**EXERCISE**
All the data should be repeated exactly. Any image in it is left out.

---+---

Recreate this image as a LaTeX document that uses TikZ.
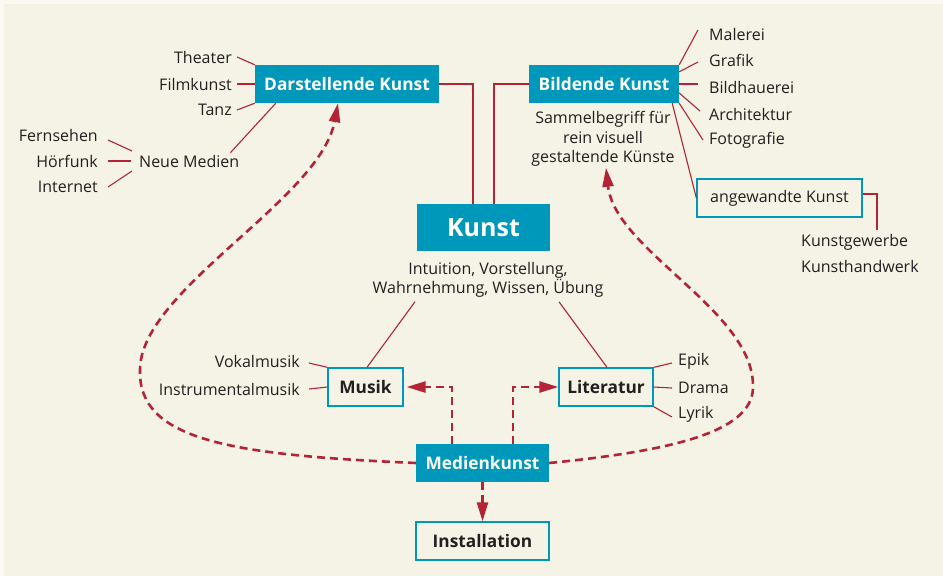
\documentclass[tikz,border=0pt]{standalone}
\usepackage{fontspec}
\setmainfont{Open Sans}
\usetikzlibrary{arrows.meta,calc}
\definecolor{teal}{RGB}{0,152,186}
\definecolor{rd}{RGB}{178,36,54}
\definecolor{bg}{RGB}{245,243,229}
\definecolor{bgo}{RGB}{251,249,242}
\definecolor{txt}{RGB}{35,31,32}
\tikzset{
  fbox/.style={fill=teal,text=white,font=\fontsize{17.3}{20}\selectfont\bfseries,inner sep=0pt,minimum height=38pt},
  obox/.style={draw=teal,line width=1.3pt,fill=bg,text=txt,font=\fontsize{17.3}{20}\selectfont\bfseries,inner sep=0pt,minimum height=38pt},
  lbl/.style={text=txt,font=\fontsize{16}{19.5}\selectfont,inner sep=0pt},
  ln/.style={draw=rd,line width=1.1pt},
  dsh/.style={draw=rd,line width=2.6pt,dash pattern=on 8pt off 5pt},
  arr/.style={-{Triangle[length=19pt,width=11pt]}}
}
\begin{document}
\begin{tikzpicture}[x=1pt,y=-1pt]
\useasboundingbox (0,0) rectangle (943,576);
\fill[bgo] (0,0) rectangle (943,576);
\fill[bg] (4,4) rectangle (943,576);
% boxes
\node[fbox,minimum width=184pt] (dk) at (347,84) {Darstellende Kunst};
\node[fbox,minimum width=150pt] (bk) at (604,84) {Bildende Kunst};
\node[fbox,minimum width=133pt,minimum height=47pt,font=\fontsize{25}{30}\selectfont\bfseries] (kunst) at (483.5,227.5) {Kunst};
\node[fbox,minimum width=133pt] (mk) at (482.5,463) {Medienkunst};
\node[obox,minimum width=133pt] (inst) at (482.5,541) {Installation};
\node[obox,minimum width=75pt] (musik) at (365.5,387) {Musik};
\node[obox,minimum width=94pt] (lit) at (606,387) {Literatur};
\node[obox,minimum width=165pt,font=\fontsize{16}{18}\selectfont] (ang) at (779.5,198) {angewandte Kunst};
% labels
\node[lbl,anchor=east] (theater) at (232,57) {Theater};
\node[lbl,anchor=east] (film) at (232,84) {Filmkunst};
\node[lbl,anchor=east] (tanz) at (232,110) {Tanz};
\node[lbl,anchor=west] (nm) at (139,161) {Neue Medien};
\node[lbl,anchor=east] (fern) at (98,135) {Fernsehen};
\node[lbl,anchor=east] (horf) at (98,161) {Hörfunk};
\node[lbl,anchor=east] (inet) at (98,187) {Internet};
\node[lbl,anchor=west] (malerei) at (709,34) {Malerei};
\node[lbl,anchor=west] (grafik) at (709,60) {Grafik};
\node[lbl,anchor=west] (bild) at (709,87) {Bildhauerei};
\node[lbl,anchor=west] (arch) at (709,114) {Architektur};
\node[lbl,anchor=west] (foto) at (709,140) {Fotografie};
\node[lbl,anchor=west] (kg) at (801,242) {Kunstgewerbe};
\node[lbl,anchor=west] (kh) at (801,266) {Kunsthandwerk};
\node[lbl,align=center,font=\fontsize{16}{19.5}\selectfont] (sammel) at (603,139) {Sammelbegriff für\\rein visuell\\gestaltende Künste};
\node[lbl,align=center,font=\fontsize{16}{18}\selectfont] (intu) at (488,280) {Intuition, Vorstellung,\\Wahrnehmung, Wissen, Übung};
\node[lbl,anchor=east] (vok) at (300,361) {Vokalmusik};
\node[lbl,anchor=east] (instr) at (300,389) {Instrumentalmusik};
\node[lbl,anchor=west] (epik) at (678,361) {Epik};
\node[lbl,anchor=west] (drama) at (678,388) {Drama};
\node[lbl,anchor=west] (lyrik) at (678,414) {Lyrik};
\coordinate (kgtop) at (877,230);
% thin connectors
\draw[ln] ([xshift=-10.5pt]kunst.north) |- (dk.east);
\draw[ln] ([xshift=10.5pt]kunst.north) |- (bk.west);
\draw[ln] ([xshift=5pt]theater.east) -- (dk.north west);
\draw[ln] ([xshift=5pt]film.east) -- (dk.west);
\draw[ln] ([xshift=5pt]tanz.east) -- (dk.south west);
\draw[ln] ([xshift=-9pt,yshift=2pt]nm.north east) -- ($(dk.south west)+(21,0)$);
\draw[ln] ([xshift=10pt,yshift=-5pt]fern.east) -- ([xshift=-7pt,yshift=10pt]nm.west);
\draw[ln] ([xshift=10pt]horf.east) -- ([xshift=-8pt]nm.west);
\draw[ln] ([xshift=10pt]inet.east) -- ([xshift=-7pt,yshift=-10pt]nm.west);
\draw[ln] (bk.north east) -- ([xshift=-11pt,yshift=4pt]malerei.west);
\draw[ln] ([yshift=-7pt]bk.north east) -- ([xshift=-11pt,yshift=-2pt]grafik.west);
\draw[ln] (bk.east) -- ([xshift=-11pt,yshift=3pt]bild.west);
\draw[ln] ([yshift=-9pt]bk.east) -- ([xshift=-9pt,yshift=3pt]arch.west);
\draw[ln] (bk.south east) -- ([xshift=-6pt]foto.west);
\draw[ln] ([xshift=-7pt]bk.south east) -- (ang.west);
\draw[ln] ([yshift=4pt]ang.east) -| (kgtop);
\draw[ln] ($(intu.south)+(-73,4)$) -- ([xshift=1.5pt]musik.north);
\draw[ln] ($(intu.south)+(71,4)$) -- ([xshift=1pt]lit.north);
\draw[ln] ([xshift=9pt,yshift=-2pt]vok.east) -- (musik.north west);
\draw[ln] ([xshift=9pt]instr.east) -- (musik.west);
\draw[ln] (lit.north east) -- ([xshift=-6pt,yshift=-2pt]epik.west);
\draw[ln] (lit.east) -- ([xshift=-6pt]drama.west);
\draw[ln] (lit.south east) -- ([xshift=-6pt,yshift=-3pt]lyrik.west);
% dashed arrows
\draw[dsh,arr,shorten >=3pt] ([xshift=-30.5pt]mk.north) |- (musik.east);
\draw[dsh,arr] ([xshift=30.5pt]mk.north) |- (lit.west);
\draw[dsh,arr] (mk.south) -- (inst.north);
\draw[dsh,arr] (mk.west) .. controls (230,455) and (138,440) .. (140,370)
  .. controls (140,290) and (320,200) .. ($(dk.south)+(-9,0)$);
\draw[dsh,arr] (mk.east) .. controls (680,450) and (755,430) .. (753,385)
  .. controls (752,310) and (615,250) .. ([xshift=3pt,yshift=-1pt]sammel.south);
\end{tikzpicture}
\end{document}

---+---

**RESULT FOR THIS EXERCISE**
Recreate this image as a LaTeX document that uses TikZ.
\documentclass[tikz,border=0pt]{standalone}
\usepackage{fontspec}
\setmainfont{Open Sans}
\usetikzlibrary{arrows.meta,calc}
\definecolor{teal}{RGB}{0,152,186}
\definecolor{rd}{RGB}{178,36,54}
\definecolor{bg}{RGB}{245,243,229}
\definecolor{bgo}{RGB}{251,249,242}
\definecolor{txt}{RGB}{35,31,32}
\tikzset{
  fbox/.style={fill=teal,text=white,font=\fontsize{17.3}{20}\selectfont\bfseries,inner sep=0pt,minimum height=38pt},
  obox/.style={draw=teal,line width=1.3pt,fill=bg,text=txt,font=\fontsize{17.3}{20}\selectfont\bfseries,inner sep=0pt,minimum height=38pt},
  lbl/.style={text=txt,font=\fontsize{16}{19.5}\selectfont,inner sep=0pt},
  ln/.style={draw=rd,line width=1.1pt},
  dsh/.style={draw=rd,line width=2.6pt,dash pattern=on 8pt off 5pt},
  arr/.style={-{Triangle[length=19pt,width=11pt]}}
}
\begin{document}
\begin{tikzpicture}[x=1pt,y=-1pt]
\useasboundingbox (0,0) rectangle (943,576);
\fill[bgo] (0,0) rectangle (943,576);
\fill[bg] (4,4) rectangle (943,576);
% boxes
\node[fbox,minimum width=184pt] (dk) at (347,84) {Darstellende Kunst};
\node[fbox,minimum width=150pt] (bk) at (604,84) {Bildende Kunst};
\node[fbox,minimum width=133pt,minimum height=47pt,font=\fontsize{25}{30}\selectfont\bfseries] (kunst) at (483.5,227.5) {Kunst};
\node[fbox,minimum width=133pt] (mk) at (482.5,463) {Medienkunst};
\node[obox,minimum width=133pt] (inst) at (482.5,541) {Installation};
\node[obox,minimum width=75pt] (musik) at (365.5,387) {Musik};
\node[obox,minimum width=94pt] (lit) at (606,387) {Literatur};
\node[obox,minimum width=165pt,font=\fontsize{16}{18}\selectfont] (ang) at (779.5,198) {angewandte Kunst};
% labels
\node[lbl,anchor=east] (theater) at (232,57) {Theater};
\node[lbl,anchor=east] (film) at (232,84) {Filmkunst};
\node[lbl,anchor=east] (tanz) at (232,110) {Tanz};
\node[lbl,anchor=west] (nm) at (139,161) {Neue Medien};
\node[lbl,anchor=east] (fern) at (98,135) {Fernsehen};
\node[lbl,anchor=east] (horf) at (98,161) {Hörfunk};
\node[lbl,anchor=east] (inet) at (98,187) {Internet};
\node[lbl,anchor=west] (malerei) at (709,34) {Malerei};
\node[lbl,anchor=west] (grafik) at (709,60) {Grafik};
\node[lbl,anchor=west] (bild) at (709,87) {Bildhauerei};
\node[lbl,anchor=west] (arch) at (709,114) {Architektur};
\node[lbl,anchor=west] (foto) at (709,140) {Fotografie};
\node[lbl,anchor=west] (kg) at (801,242) {Kunstgewerbe};
\node[lbl,anchor=west] (kh) at (801,266) {Kunsthandwerk};
\node[lbl,align=center,font=\fontsize{16}{19.5}\selectfont] (sammel) at (603,139) {Sammelbegriff für\\rein visuell\\gestaltende Künste};
\node[lbl,align=center,font=\fontsize{16}{18}\selectfont] (intu) at (488,280) {Intuition, Vorstellung,\\Wahrnehmung, Wissen, Übung};
\node[lbl,anchor=east] (vok) at (300,361) {Vokalmusik};
\node[lbl,anchor=east] (instr) at (300,389) {Instrumentalmusik};
\node[lbl,anchor=west] (epik) at (678,361) {Epik};
\node[lbl,anchor=west] (drama) at (678,388) {Drama};
\node[lbl,anchor=west] (lyrik) at (678,414) {Lyrik};
\coordinate (kgtop) at (877,230);
% thin connectors
\draw[ln] ([xshift=-10.5pt]kunst.north) |- (dk.east);
\draw[ln] ([xshift=10.5pt]kunst.north) |- (bk.west);
\draw[ln] ([xshift=5pt]theater.east) -- (dk.north west);
\draw[ln] ([xshift=5pt]film.east) -- (dk.west);
\draw[ln] ([xshift=5pt]tanz.east) -- (dk.south west);
\draw[ln] ([xshift=-9pt,yshift=2pt]nm.north east) -- ($(dk.south west)+(21,0)$);
\draw[ln] ([xshift=10pt,yshift=-5pt]fern.east) -- ([xshift=-7pt,yshift=10pt]nm.west);
\draw[ln] ([xshift=10pt]horf.east) -- ([xshift=-8pt]nm.west);
\draw[ln] ([xshift=10pt]inet.east) -- ([xshift=-7pt,yshift=-10pt]nm.west);
\draw[ln] (bk.north east) -- ([xshift=-11pt,yshift=4pt]malerei.west);
\draw[ln] ([yshift=-7pt]bk.north east) -- ([xshift=-11pt,yshift=-2pt]grafik.west);
\draw[ln] (bk.east) -- ([xshift=-11pt,yshift=3pt]bild.west);
\draw[ln] ([yshift=-9pt]bk.east) -- ([xshift=-9pt,yshift=3pt]arch.west);
\draw[ln] (bk.south east) -- ([xshift=-6pt]foto.west);
\draw[ln] ([xshift=-7pt]bk.south east) -- (ang.west);
\draw[ln] ([yshift=4pt]ang.east) -| (kgtop);
\draw[ln] ($(intu.south)+(-73,4)$) -- ([xshift=1.5pt]musik.north);
\draw[ln] ($(intu.south)+(71,4)$) -- ([xshift=1pt]lit.north);
\draw[ln] ([xshift=9pt,yshift=-2pt]vok.east) -- (musik.north west);
\draw[ln] ([xshift=9pt]instr.east) -- (musik.west);
\draw[ln] (lit.north east) -- ([xshift=-6pt,yshift=-2pt]epik.west);
\draw[ln] (lit.east) -- ([xshift=-6pt]drama.west);
\draw[ln] (lit.south east) -- ([xshift=-6pt,yshift=-3pt]lyrik.west);
% dashed arrows
\draw[dsh,arr,shorten >=3pt] ([xshift=-30.5pt]mk.north) |- (musik.east);
\draw[dsh,arr] ([xshift=30.5pt]mk.north) |- (lit.west);
\draw[dsh,arr] (mk.south) -- (inst.north);
\draw[dsh,arr] (mk.west) .. controls (230,455) and (138,440) .. (140,370)
  .. controls (140,290) and (320,200) .. ($(dk.south)+(-9,0)$);
\draw[dsh,arr] (mk.east) .. controls (680,450) and (755,430) .. (753,385)
  .. controls (752,310) and (615,250) .. ([xshift=3pt,yshift=-1pt]sammel.south);
\end{tikzpicture}
\end{document}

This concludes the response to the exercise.